JOB: Omit all pictures, then retype the data exactly as given.

** Start **

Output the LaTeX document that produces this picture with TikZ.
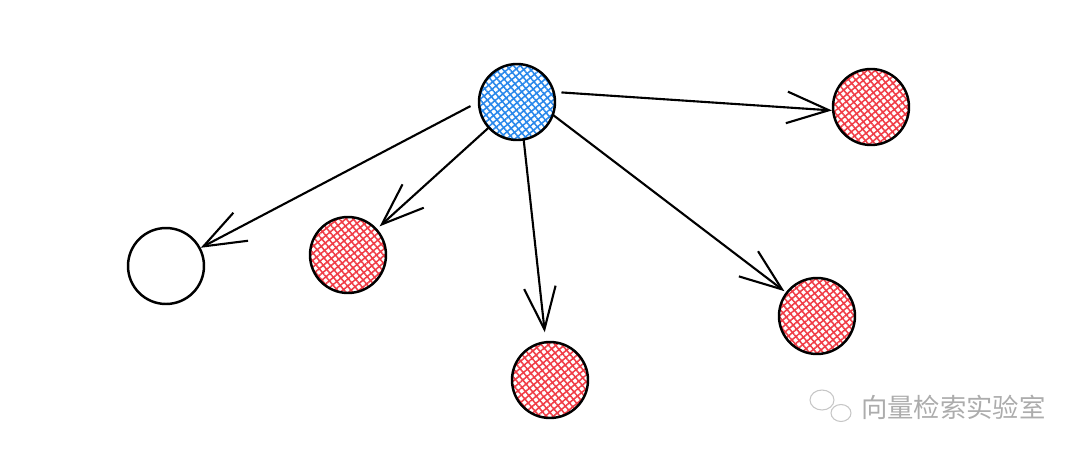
\documentclass[tikz,border=0pt]{standalone}
\usepackage{fontspec}
\newfontfamily\cjk{Noto Sans CJK SC}
\usetikzlibrary{arrows.meta, patterns.meta}
\definecolor{hatchblue}{RGB}{40,135,235}
\definecolor{hatchred}{RGB}{240,60,70}
\begin{document}
\begin{tikzpicture}[x=0.02cm, y=-0.02cm,
    vec/.style={draw, circle, line width=1.4pt, minimum size=1.52cm, inner sep=0pt},
    hatched/.style={preaction={pattern={Lines[angle=40, distance=3pt, line width=0.9pt]}, pattern color=#1},
                    pattern={Lines[angle=-50, distance=3pt, line width=0.9pt]}, pattern color=#1},
    link/.style={line width=1.2pt, -{Straight Barb[length=24pt, width=18pt, line width=1.2pt]}}]
    \useasboundingbox (0,0) rectangle (1080,454);
    % Nodes
    \node[vec, hatched=hatchblue] (query) at (517,102) {};
    \node[vec] (far) at (166,266) {};
    \node[vec, hatched=hatchred] (left) at (348,255) {};
    \node[vec, hatched=hatchred] (bottom) at (550,380) {};
    \node[vec, hatched=hatchred] (right) at (817,316) {};
    \node[vec, hatched=hatchred] (top) at (871,107) {};
    
    % Arrows
    \draw[link, shorten <=5pt] (query.180) -- (far);
    \draw[link, shorten >=2pt] (query) -- (left);
    \draw[link, shorten >=5pt] (query.-80) -- (bottom);
    \draw[link, shorten >=1pt] (query.-20) -- (right);
    \draw[link, shorten <=4pt] (query.15) -- (top.185);
    
    % Watermark
    \draw[gray!45, line width=0.6pt] (822,400) ellipse (12 and 10);
    \draw[gray!45, fill=white, line width=0.6pt] (841,413) ellipse (10 and 8.5);
    \node[gray!65, font=\cjk\fontsize{15}{18}\selectfont, anchor=west] (mark) at (855,407) {向量检索实验室};
\end{tikzpicture}
\end{document}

** End **

EXERCISE RESPONSE:
Output the LaTeX document that produces this picture with TikZ.
\documentclass[tikz,border=0pt]{standalone}
\usepackage{fontspec}
\newfontfamily\cjk{Noto Sans CJK SC}
\usetikzlibrary{arrows.meta, patterns.meta}
\definecolor{hatchblue}{RGB}{40,135,235}
\definecolor{hatchred}{RGB}{240,60,70}
\begin{document}
\begin{tikzpicture}[x=0.02cm, y=-0.02cm,
    vec/.style={draw, circle, line width=1.4pt, minimum size=1.52cm, inner sep=0pt},
    hatched/.style={preaction={pattern={Lines[angle=40, distance=3pt, line width=0.9pt]}, pattern color=#1},
                    pattern={Lines[angle=-50, distance=3pt, line width=0.9pt]}, pattern color=#1},
    link/.style={line width=1.2pt, -{Straight Barb[length=24pt, width=18pt, line width=1.2pt]}}]
    \useasboundingbox (0,0) rectangle (1080,454);
    % Nodes
    \node[vec, hatched=hatchblue] (query) at (517,102) {};
    \node[vec] (far) at (166,266) {};
    \node[vec, hatched=hatchred] (left) at (348,255) {};
    \node[vec, hatched=hatchred] (bottom) at (550,380) {};
    \node[vec, hatched=hatchred] (right) at (817,316) {};
    \node[vec, hatched=hatchred] (top) at (871,107) {};
    
    % Arrows
    \draw[link, shorten <=5pt] (query.180) -- (far);
    \draw[link, shorten >=2pt] (query) -- (left);
    \draw[link, shorten >=5pt] (query.-80) -- (bottom);
    \draw[link, shorten >=1pt] (query.-20) -- (right);
    \draw[link, shorten <=4pt] (query.15) -- (top.185);
    
    % Watermark
    \draw[gray!45, line width=0.6pt] (822,400) ellipse (12 and 10);
    \draw[gray!45, fill=white, line width=0.6pt] (841,413) ellipse (10 and 8.5);
    \node[gray!65, font=\cjk\fontsize{15}{18}\selectfont, anchor=west] (mark) at (855,407) {向量检索实验室};
\end{tikzpicture}
\end{document}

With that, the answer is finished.